Un torpillage en 259 caractères

« L’Iran enrichit [de l’uranium] depuis longtemps en secret, en violation totale de l’horrible accord à 150 milliards de dollars conclu par John Kerry et l’administration Obama », a tweeté le pensionnaire de la Maison-Blanche en référence à l’accord sur le nucléaire iranien, dont il s’est unilatéralement retiré en mai 2018 alors que l’Iran respectait bel et bien tous ses engagements, selon l’Agence internationale de l’énergie atomique (AIEA). Et le président américain d’avertir dans le même message : « Les sanctions vont bientôt être durcies, considérablement ! » En 259 caractères, Donald Trump torpillait les efforts français visant à obtenir une « pause » dans la crise entre Washington à Téhéran, notamment grâce à la suspension de certaines mesures punitives américaines.

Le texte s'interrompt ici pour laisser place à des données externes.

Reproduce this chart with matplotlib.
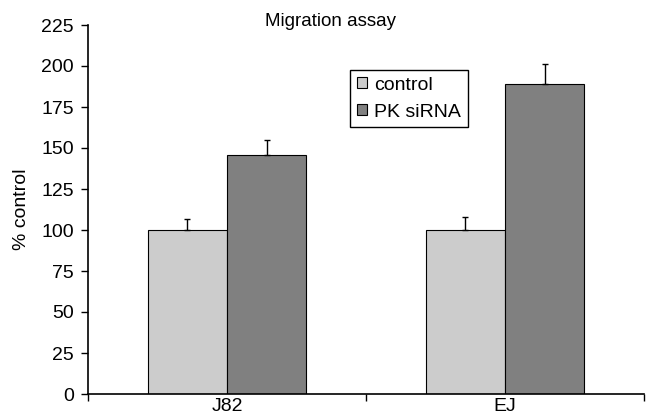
import matplotlib
matplotlib.use('Agg')
import matplotlib.pyplot as plt
from matplotlib.patches import Patch
import numpy as np

# ── Data ────────────────────────────────────────────────────────────────────
cell_lines = ['J82', 'EJ']
series_names = ['control', 'PK siRNA']
control_vals = [100, 100]
control_err = [7, 8]
pk_vals = [146, 189]
pk_err = [9, 12]
y_ticks = [0, 25, 50, 75, 100, 125, 150, 175, 200, 225]

plt.rcParams['font.family'] = ['Liberation Sans', 'DejaVu Sans']
FS = 14

fig = plt.figure(figsize=(6.47, 4.19), dpi=100)
ax = fig.add_axes([88 / 647, 1 - 394 / 419, (644 - 88) / 647, (394 - 25) / 419])

x = np.arange(len(cell_lines))
w = 0.285

ax.bar(x - w / 2, control_vals, w, color='#cccccc', edgecolor='black', linewidth=0.8,
       yerr=[np.zeros(len(control_err)), control_err], capsize=2.5,
       error_kw=dict(elinewidth=1, capthick=1, ecolor='black'), zorder=2)
ax.bar(x + w / 2, pk_vals, w, color='#808080', edgecolor='black', linewidth=0.8,
       yerr=[np.zeros(len(pk_err)), pk_err], capsize=2.5,
       error_kw=dict(elinewidth=1, capthick=1, ecolor='black'), zorder=2)

ax.set_xlim(-0.5, len(cell_lines) - 0.5)
ax.set_ylim(0, 225)
ax.set_yticks(y_ticks)
ax.tick_params(axis='y', direction='out', length=5, width=1, labelsize=FS, pad=5)

# category labels at centres, boundary ticks between them
ax.set_xticks(x)
ax.set_xticklabels(cell_lines, fontsize=FS)
ax.tick_params(axis='x', which='major', length=0, pad=3)
ax.set_xticks([-0.5, 0.5, 1.5], minor=True)
ax.tick_params(axis='x', which='minor', direction='out', length=5, width=1)

for s in ['top', 'right']:
    ax.spines[s].set_visible(False)
for s in ['left', 'bottom']:
    ax.spines[s].set_linewidth(1.2)

ax.set_ylabel('% control', fontsize=FS, labelpad=8)

fig.text(265 / 647, 1 - 21 / 419, 'Migration assay', fontsize=13.5,
         ha='left', va='center')

handles = [Patch(facecolor='#cccccc', edgecolor='black', linewidth=0.8),
           Patch(facecolor='#808080', edgecolor='black', linewidth=0.8)]
leg = ax.legend(handles, series_names, loc='upper left',
                bbox_to_anchor=((350 - 88) / 556, 1 - (70 - 25) / 369),
                fontsize=FS, frameon=True, fancybox=False, framealpha=1,
                handlelength=0.5, handleheight=0.5, handletextpad=0.4,
                borderpad=0.35, labelspacing=0.5, borderaxespad=0)
leg.get_frame().set_edgecolor('black')
leg.get_frame().set_linewidth(1)

fig.savefig('out.png', dpi=100)
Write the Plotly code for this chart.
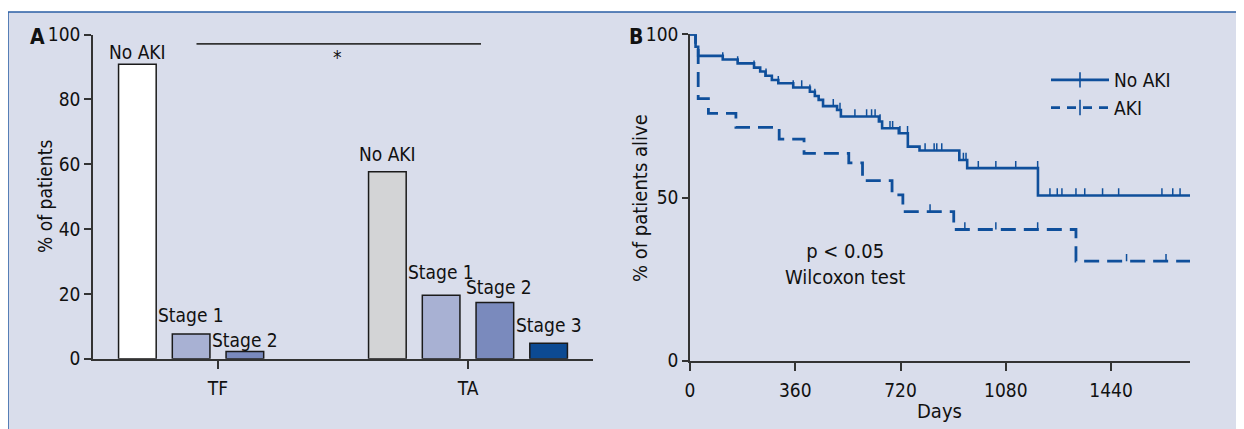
import plotly.graph_objects as go

# ---------------- Panel A data ----------------
groups = ["TF", "TA"]
stages = ["No AKI", "Stage 1", "Stage 2", "Stage 3"]
no_aki = [90.8, 57.7]
stage1 = [7.6, 19.6]
stage2 = [2.2, 17.3]
stage3 = [None, 4.8]

# ---------------- Panel B data (Kaplan-Meier) ----------------
no_aki_days = [0, 19, 28, 112, 163, 219, 240, 258, 280, 302, 353, 410, 427, 440,
               455, 503, 516, 646, 657, 714, 745, 785, 921, 948, 1190, 1710]
no_aki_surv = [100, 96.2, 93.4, 92.3, 91.1, 89.8, 88.6, 87.3, 86.0, 85.0, 83.7, 82.4,
               81.1, 79.9, 78.0, 76.8, 74.8, 73.3, 71.2, 69.7, 65.6, 64.4, 61.5, 59.0,
               50.6, 50.6]
no_aki_censored = [112, 163, 219, 260, 302, 353, 382, 410, 427, 490, 513, 564, 604,
                   621, 633, 650, 684, 693, 718, 744, 804, 835, 844, 861, 921, 935,
                   944, 986, 1046, 1114, 1189, 1231, 1256, 1272, 1320, 1350, 1411,
                   1466, 1614, 1651, 1676]
aki_days = [0, 19, 28, 63, 157, 305, 390, 543, 590, 691, 728, 902, 1320, 1710]
aki_surv = [100, 96.2, 80.3, 75.8, 71.5, 67.9, 63.5, 60.6, 55.2, 50.8, 45.7, 40.2,
            30.5, 30.5]
aki_censored = [821, 940, 1046, 1189, 1493, 1628]

x_ticks_days = [0, 360, 720, 1080, 1440]

# ---------------- styles ----------------
# the page places the figure 8px from the window's top-left corner
PAGE_OFF = 8
W, H = 1244 - PAGE_OFF, 429 - PAGE_OFF


def px_x(x):  # window pixel -> paper fraction
    return (x - PAGE_OFF) / W


def px_y(y):
    return 1 - (y - PAGE_OFF) / H


FONT = "Liberation Sans Narrow, Arial Narrow, DejaVu Sans Condensed, Liberation Sans, sans-serif"
FS = 19
TXT = "#111111"
AX = "#333333"
BLUE = "#0f4f9b"
BG = "#d9ddeb"
BORDER = "#2b5fa5"
stage_colors = [["#ffffff", "#d3d4d6"], "#a8b1d3", "#7a8abd", "#0c4a92"]
label_lift_px = [[12, 18], [19, 23], [12, 16], [0, 18]]
label_xshift_px = [[0, 0], [0, 0], [0, 4], [0, 0]]
bargap = 0.14
n_slots = len(stages)

fig = go.Figure()

series = [no_aki, stage1, stage2, stage3]
for k, (name, vals) in enumerate(zip(stages, series)):
    fig.add_trace(go.Bar(
        x=groups, y=vals, name=name, showlegend=False,
        marker=dict(color=stage_colors[k], line=dict(color="#1a1a1a", width=1.5)),
        xaxis="x", yaxis="y", hoverinfo="skip"))

# bar labels
slot_w = (1 - bargap) / n_slots
for k, (name, vals) in enumerate(zip(stages, series)):
    for g, v in enumerate(vals):
        if v is None:
            continue
        fig.add_annotation(
            x=g + (k - (n_slots - 1) / 2) * slot_w, y=v, xref="x", yref="y",
            text=name, showarrow=False, xanchor="center", yanchor="middle",
            yshift=label_lift_px[k][g], xshift=label_xshift_px[k][g],
            font=dict(family=FONT, size=FS, color=TXT))

# significance bar
fig.add_shape(type="line", xref="x", yref="y", x0=-0.086, x1=1.052, y0=97.1, y1=97.1,
              line=dict(color=AX, width=1.6))
fig.add_annotation(x=0.477, y=93.0, xref="x", yref="y", text="*", showarrow=False,
                   xanchor="center", yanchor="middle",
                   font=dict(family=FONT, size=FS, color=TXT))


def step_value(days, surv, t):
    val = surv[0]
    for d, s in zip(days, surv):
        if d <= t:
            val = s
    return val


def censor_segments(days, surv, cens, h=2.2):
    xs, ys = [], []
    for t in cens:
        s = step_value(days, surv, t)
        xs += [t, t, None]
        ys += [s, s + h, None]
    return xs, ys


solid = dict(color=BLUE, width=2.6)
dashed = dict(color=BLUE, width=2.8, dash="15px,8px")
tick_marker = dict(symbol="line-ns", size=11, line=dict(color=BLUE, width=1.6))

fig.add_trace(go.Scatter(
    x=no_aki_days, y=no_aki_surv, mode="lines", line_shape="hv", name="No AKI",
    line=solid, showlegend=False, xaxis="x2", yaxis="y2", hoverinfo="skip"))
fig.add_trace(go.Scatter(
    x=aki_days, y=aki_surv, mode="lines", line_shape="hv", name="AKI",
    line=dashed, showlegend=False, xaxis="x2", yaxis="y2", hoverinfo="skip"))
cx, cy = censor_segments(no_aki_days, no_aki_surv, no_aki_censored)
fig.add_trace(go.Scatter(x=cx, y=cy, mode="lines", line=dict(color=BLUE, width=1.5),
                         showlegend=False, xaxis="x2", yaxis="y2", hoverinfo="skip"))
cx, cy = censor_segments(aki_days, aki_surv, aki_censored)
fig.add_trace(go.Scatter(x=cx, y=cy, mode="lines", line=dict(color=BLUE, width=1.5),
                         showlegend=False, xaxis="x2", yaxis="y2", hoverinfo="skip"))
# legend entries (line + censor tick)
fig.add_trace(go.Scatter(x=[None], y=[None], mode="lines+markers", name="No AKI",
                         line=solid, marker=tick_marker, xaxis="x2", yaxis="y2"))
fig.add_trace(go.Scatter(x=[None], y=[None], mode="lines+markers", name="AKI",
                         line=dict(color=BLUE, width=2.8, dash="9px,7px"),
                         marker=tick_marker, xaxis="x2", yaxis="y2"))

fig.add_annotation(x=530, y=29.6, xref="x2", yref="y2",
                   text="p < 0.05<br>Wilcoxon test", showarrow=False,
                   xanchor="center", yanchor="middle",
                   font=dict(family=FONT, size=20, color=TXT))

# background box with border
fig.add_shape(type="rect", xref="paper", yref="paper", x0=px_x(8), x1=1.05,
              y0=-0.05, y1=px_y(12), fillcolor=BG,
              line=dict(color=BORDER, width=1.5), layer="below")


def paper_text(x, y, text, angle=0, size=FS):
    fig.add_annotation(x=px_x(x), y=px_y(y), xref="paper", yref="paper", text=text,
                       textangle=angle, showarrow=False, xanchor="center",
                       yanchor="middle", font=dict(family=FONT, size=size, color=TXT))


paper_text(37.5, 37, "<b>A</b>", size=21)
paper_text(636, 37, "<b>B</b>", size=21)
paper_text(45, 197, "% of patients", angle=-90)
paper_text(640, 198, "% of patients alive", angle=-90, size=20)
paper_text(939, 411, "Days", size=20)

axis_common = dict(showline=True, linecolor=AX, linewidth=1.6, ticks="outside",
                   tickcolor=AX, tickwidth=1.5, showgrid=False, zeroline=False,
                   automargin=False,
                   tickfont=dict(family=FONT, size=FS, color=TXT), fixedrange=True)

fig.update_layout(
    width=W, height=H, autosize=False,
    margin=dict(l=0, r=0, t=0, b=0, pad=0),
    paper_bgcolor="white", plot_bgcolor="white",
    barmode="group", bargap=bargap, bargroupgap=0.30,
    font=dict(family=FONT, size=FS, color=TXT),
    xaxis=dict(domain=[px_x(93), px_x(593)], anchor="y", type="category",
               range=[-0.5, 1.5], ticklen=8, ticklabelstandoff=4, **axis_common),
    yaxis=dict(domain=[px_y(358.7), px_y(34.5)], anchor="x", range=[0, 100],
               tickvals=[0, 20, 40, 60, 80, 100], ticklen=7, **axis_common),
    xaxis2=dict(domain=[px_x(690), px_x(1190)], anchor="y2", range=[0, 1710],
                tickvals=x_ticks_days, ticklen=8, ticklabelstandoff=4, **axis_common),
    yaxis2=dict(domain=[px_y(360.7), px_y(34.3)], anchor="x2", range=[0, 100],
                tickvals=[0, 50, 100], ticklen=6, **axis_common),
    legend=dict(x=px_x(1046), y=px_y(61), xanchor="left", yanchor="top",
                bgcolor="rgba(0,0,0,0)", font=dict(family=FONT, size=FS, color=TXT),
                itemwidth=58, tracegroupgap=0),
    showlegend=True,
)

fig.write_html("out.html")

« Le président iranien Hassan Rohani n’a pas manqué de relever le tweet de Donald Trump au conseiller de Macron », raconte une source diplomatique qui a assisté à la scène. « Si Donald Trump impose réellement de nouvelles sanctions, alors il crispera considérablement les Iraniens et il en sera fini de la médiation française », avertit l’ancien ambassadeur de France en Iran François Nicoullaud. Étonnamment, un scénario semblable s’est déjà produit il y a un mois, lors de la tentative de médiation du Premier ministre japonais Shinzo Abe à Téhéran, pourtant approuvée par le président américain. « Trois jours avant son arrivée en Iran, Donald Trump avait sanctionné le secteur iranien de l’industrie pétrochimique et avait ainsi coulé les négociations », rappelle l’ancien diplomate français.

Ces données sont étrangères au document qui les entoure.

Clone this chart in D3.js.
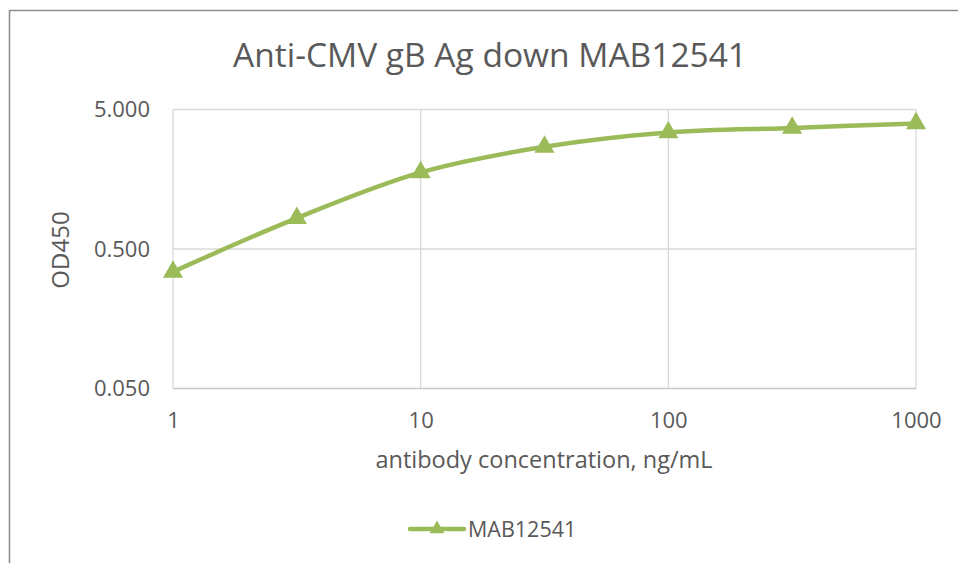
<!DOCTYPE html>
<html>
<head>
<meta charset="utf-8">
<script src="https://cdn.jsdelivr.net/npm/d3@7"></script>
<style>
  body { margin: 0; background: #fff; }
  text { font-family: "Open Sans", sans-serif; fill: #595959; }
</style>
</head>
<body>
<svg id="chart" width="958" height="563"></svg>
<script>
// data
var concentrations = [1, 3.162, 10, 31.62, 100, 316.2, 1000];
var od450 = [0.343, 0.833, 1.77, 2.70, 3.42, 3.69, 3.97];
var seriesName = "MAB12541";
var xTicks = [1, 10, 100, 1000];
var yTicks = [0.05, 0.5, 5];

var svg = d3.select("#chart"),
    margin = { top: 109.5, right: 42, bottom: 174.5, left: 173 },
    width = +svg.attr("width") - margin.left - margin.right,
    height = +svg.attr("height") - margin.top - margin.bottom;

var color = "#9bbb59";

// chart frame (runs off the right and bottom edges)
svg.append("path")
    .attr("d", "M9.5,563V10.5H958")
    .attr("fill", "none")
    .attr("stroke", "#8f8f8f")
    .attr("stroke-width", 1.6);

svg.append("text")
    .attr("x", 490)
    .attr("y", 67)
    .attr("text-anchor", "middle")
    .attr("font-size", "33.5px")
    .text("Anti-CMV gB Ag down MAB12541");

var xScale = d3.scaleLog().domain([1, 1000]).range([0, width]),
    yScale = d3.scaleLog().domain([0.05, 5]).range([height, 0]);

var g = svg.append("g")
    .attr("transform", "translate(" + margin.left + "," + margin.top + ")");

// gridlines
g.append("g")
    .selectAll("line.v")
    .data(xTicks)
    .enter().append("line")
    .attr("x1", d => xScale(d)).attr("x2", d => xScale(d))
    .attr("y1", 0).attr("y2", height)
    .attr("stroke", "#d9d9d9")
    .attr("stroke-width", 1.3);

g.append("g")
    .selectAll("line.h")
    .data(yTicks)
    .enter().append("line")
    .attr("x1", 0).attr("x2", width)
    .attr("y1", d => yScale(d)).attr("y2", d => yScale(d))
    .attr("stroke", d => d === 0.05 ? "#c8c8c8" : "#d9d9d9")
    .attr("stroke-width", 1.3);

// axis labels
g.append("g")
    .attr("transform", "translate(0," + height + ")")
    .call(d3.axisBottom(xScale).tickValues(xTicks).tickFormat(d3.format("d")).tickSize(0).tickPadding(24))
    .call(a => a.select(".domain").remove())
    .selectAll("text")
    .attr("font-size", "22px")
    .attr("font-family", "Open Sans, sans-serif")
    .style("fill", "#595959");

g.append("g")
    .call(d3.axisLeft(yScale).tickValues(yTicks).tickFormat(d3.format(".3f")).tickSize(0).tickPadding(23))
    .call(a => a.select(".domain").remove())
    .selectAll("text")
    .attr("font-size", "22px")
    .attr("font-family", "Open Sans, sans-serif")
    .style("fill", "#595959");

svg.append("text")
    .attr("x", 544)
    .attr("y", 468)
    .attr("text-anchor", "middle")
    .attr("font-size", "23.5px")
    .text("antibody concentration, ng/mL");

svg.append("text")
    .attr("transform", "translate(69,250) rotate(-90)")
    .attr("text-anchor", "middle")
    .attr("font-size", "24px")
    .text("OD450");

// the series
var points = concentrations.map((c, i) => [c, od450[i]]);

var line = d3.line()
    .x(d => xScale(d[0]))
    .y(d => yScale(d[1]))
    .curve(d3.curveCatmullRom.alpha(0));

g.append("path")
    .datum(points)
    .attr("fill", "none")
    .attr("stroke", color)
    .attr("stroke-width", 4.5)
    .attr("stroke-linecap", "round")
    .attr("d", line);

var tri = d3.symbol().type(d3.symbolTriangle).size(175);

g.selectAll(".pt")
    .data(points)
    .enter().append("path")
    .attr("class", "pt")
    .attr("transform", d => "translate(" + xScale(d[0]) + "," + yScale(d[1]) + ")")
    .attr("d", tri)
    .attr("fill", color);

// legend
var lg = svg.append("g").attr("transform", "translate(0,529)");
lg.append("line")
    .attr("x1", 410).attr("x2", 464)
    .attr("stroke", color)
    .attr("stroke-width", 4.5)
    .attr("stroke-linecap", "round");
lg.append("path")
    .attr("transform", "translate(437,0)")
    .attr("d", d3.symbol().type(d3.symbolTriangle).size(95))
    .attr("fill", color);
lg.append("text")
    .attr("x", 468)
    .attr("y", 8)
    .attr("font-size", "21.5px")
    .text(seriesName);
</script>
</body>
</html>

Quelle marge de manœuvre pour Macron  ?

« La communication politique de Donald Trump ne présage pas de ses intentions sur l’Iran », veut pourtant croire une source très au fait de la crise américano-iranienne. « Le président américain est clair sur un point. Il souhaite un bon accord avec l’Iran, fruit de négociations directes avec Téhéran, pas le renversement de la République islamique. »

À en croire l’Élysée, le tweet de Donald Trump n’a pas contrarié la mission française à Téhéran. « Le conseiller diplomatique français est allé dire aux Iraniens que les conversations entre Emmanuel Macron et Donald Trump permettaient d’espérer une pause dans l’escalade, confie une source diplomatique. Et les Iraniens ont fait part de leur intérêt pour ce message et souhaitent poursuivre le dialogue, notamment dans un contexte où beaucoup de partenaires de la République islamique délaissent le pays. »

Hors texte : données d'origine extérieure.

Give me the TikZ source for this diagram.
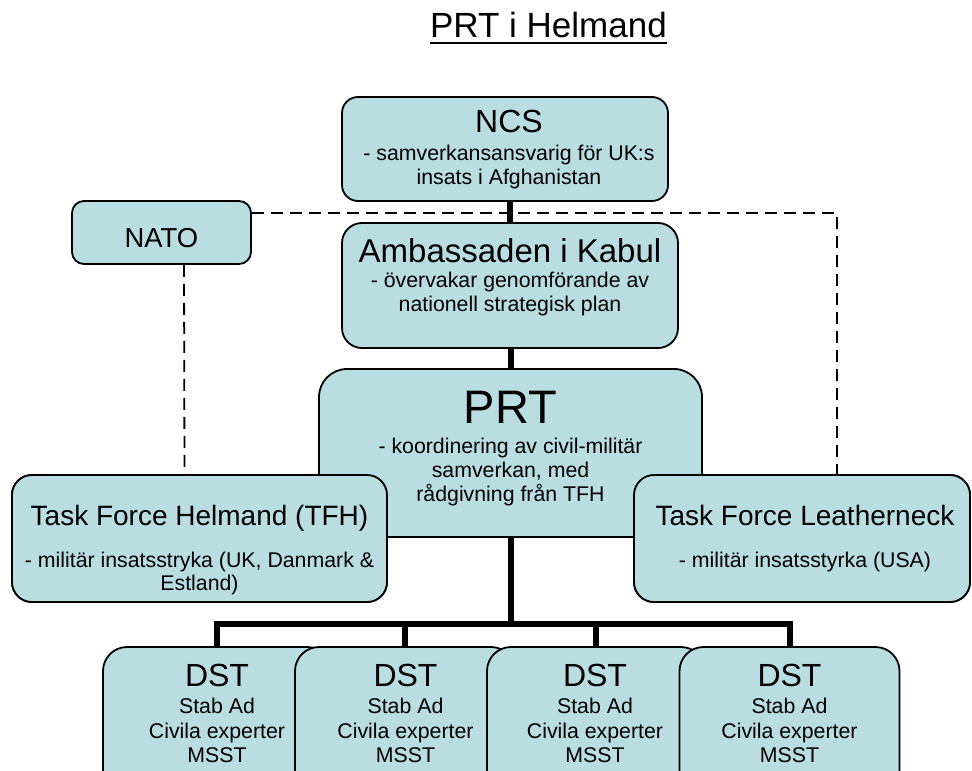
\documentclass[tikz,border=0pt]{standalone}
\usepackage{fontspec}
\setmainfont{Liberation Sans}
\usetikzlibrary{calc}
\definecolor{boxfill}{RGB}{185,221,225}
\newcommand\myfsub{\fontsize{21.3}{25}\selectfont}
\newcommand\myfhead{\fontsize{28}{32}\selectfont}
\newcommand\myfbig{\fontsize{33}{38}\selectfont}
\newcommand\myfdst{\fontsize{32}{36}\selectfont}
\begin{document}
\begin{tikzpicture}[x=1pt,y=-1pt,
  boxnode/.style={draw=black, line width=1.8pt, fill=boxfill, inner sep=0pt},
  txt/.style={inner sep=0pt, anchor=base},
  conn/.style={line width=6pt, draw=black},
  dashline/.style={line width=1.8pt, draw=black, dash pattern=on 12pt off 7pt}]
\useasboundingbox (0,0) rectangle (972,771);
\clip (0,0) rectangle (972,771);
\fill[white] (0,0) rectangle (972,771);

% title
\node[txt, anchor=base east] (title) at (667,37) {\fontsize{35}{40}\selectfont PRT i Helmand};
\draw[line width=2.8pt] ($(title.base west)+(0,6)$) -- ($(title.base east)+(0,6)$);

% named helper coordinates
\coordinate (dashy) at (0,213);
\coordinate (busy) at (0,624);

% NATO box (drawn early, dashed links)
\node[boxnode, rounded corners=12pt, minimum width=179pt, minimum height=63pt] (nato) at (161.5,232.5) {};
\node[txt] (natotxt) at (161.5,247) {\fontsize{27.4}{30}\selectfont NATO};
\node[boxnode, rounded corners=20pt, minimum width=375pt, minimum height=127pt] (tfhbox) at (199.5,538.5) {};
\node[boxnode, rounded corners=20pt, minimum width=336pt, minimum height=127pt] (tflbox) at (802,538.5) {};

\draw[dashline] (nato.east |- dashy) -| ($(tflbox.north)+(35,0)$);
\draw[dashline] ($(nato.south)+(22.5,0)$) -- ($(tfhbox.north)+(-15,0)$);

% NCS
\node[boxnode, rounded corners=16pt, minimum width=326pt, minimum height=104pt] (ncs) at (505,149) {};
\node[txt] (ncs1) at (509,132) {\myfdst NCS};
\node[txt] (ncs2) at (509,160) {\myfsub - samverkansansvarig för UK:s};
\node[txt] (ncs3) at (509,184) {\myfsub insats i Afghanistan};

% Ambassaden
\node[boxnode, rounded corners=20pt, minimum width=336pt, minimum height=125pt] (amb) at (510,285.5) {};
\node[txt] (amb1) at (510,262) {\myfbig Ambassaden i Kabul};
\node[txt] (amb2) at (510,287) {\myfsub - övervakar genomförande av};
\node[txt] (amb3) at (510,311) {\myfsub nationell strategisk plan};

\draw[conn] (amb.north) -- (amb.north |- ncs.south);

% PRT
\node[boxnode, rounded corners=28pt, minimum width=383pt, minimum height=168pt] (prt) at (510.5,453) {};
\node[txt] (prt1) at (510.5,423) {\fontsize{47}{52}\selectfont PRT};
\node[txt] (prt2) at (510.5,453) {\myfsub - koordinering av civil-militär};
\node[txt] (prt3) at (510.5,477) {\myfsub samverkan, med};
\node[txt] (prt4) at (510.5,501) {\myfsub rådgivning från TFH};

\draw[conn] (prt.north) -- (prt.north |- amb.south);

% TFH and TFL (over PRT)
\node[boxnode, rounded corners=20pt, minimum width=375pt, minimum height=127pt] (tfh) at (199.5,538.5) {};
\node[txt] (tfh1) at (199.5,525) {\myfhead Task Force Helmand (TFH)};
\node[txt] (tfh2) at (199.5,567) {\myfsub - militär insatsstryka (UK, Danmark \&};
\node[txt] (tfh3) at (199.5,590) {\myfsub Estland)};

\node[boxnode, rounded corners=20pt, minimum width=336pt, minimum height=127pt] (tfl) at (802,538.5) {};
\node[txt] (tfl1) at (805,525) {\myfhead Task Force Leatherneck};
\node[txt] (tfl2) at (805,567) {\myfsub - militär insatsstyrka (USA)};

% DST boxes
\node[boxnode, rounded corners=24pt, minimum width=228pt, minimum height=160pt] (d1) at (217,727) {};
\node[boxnode, rounded corners=24pt, minimum width=220pt, minimum height=160pt] (d2) at (405,727) {};
\node[boxnode, rounded corners=24pt, minimum width=218pt, minimum height=160pt] (d3) at (596,727) {};
\node[boxnode, rounded corners=24pt, minimum width=220pt, minimum height=160pt] (d4) at (789.5,727) {};

\foreach \n/\x in {1/217, 2/405.5, 3/595, 4/789.5} {
  \node[txt] (dst\n a) at (\x,686) {\myfdst DST};
  \node[txt] (dst\n b) at (\x,713) {\myfsub Stab Ad};
  \node[txt] (dst\n c) at (\x,738) {\myfsub Civila experter};
  \node[txt] (dst\n d) at (\x,762) {\myfsub MSST};
}

% tree connectors
\draw[conn] (prt.south) -- (prt.south |- busy);
\draw[conn, line join=miter] (d1.north) -- (d1.north |- busy) -- (d4.north |- busy) -- (d4.north);
\draw[conn] (d2.north) -- (d2.north |- busy);
\draw[conn] (d3.north) -- (d3.north |- busy);
\end{tikzpicture}
\end{document}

Si l’initiative est saluée du côté iranien, beaucoup s’interrogent sur la marge de manœuvre réelle dont dispose le président français vis-à-vis de son imprévisible allié américain et sa stratégie de « pression maximale » visant à mettre l’Iran à genoux pour le contraindre à accepter un accord global (sur le nucléaire, le programme balistique et les activités régionales « déstabilisatrices » de Téhéran). « Les Américains n’accepteront pas de supprimer des sanctions simplement pour que l’Iran revienne dans le cadre de l’accord sur le nucléaire, estime François Nicoullaud. Ils réclameront davantage que le simple respect par Téhéran de l’accord sur le nucléaire. »

Pour l’heure, la France a fixé à Téhéran la date du 15 juillet prochain pour apporter une première réponse à ses propositions. Mais la position française est d’autant plus délicate que Paris, en compagnie de ses autres partenaires signataires de l’accord, pourrait être amené à son tour à devoir sanctionner Téhéran si celui-ci ne revient pas rapidement à la totalité de ses engagements sur le nucléaire.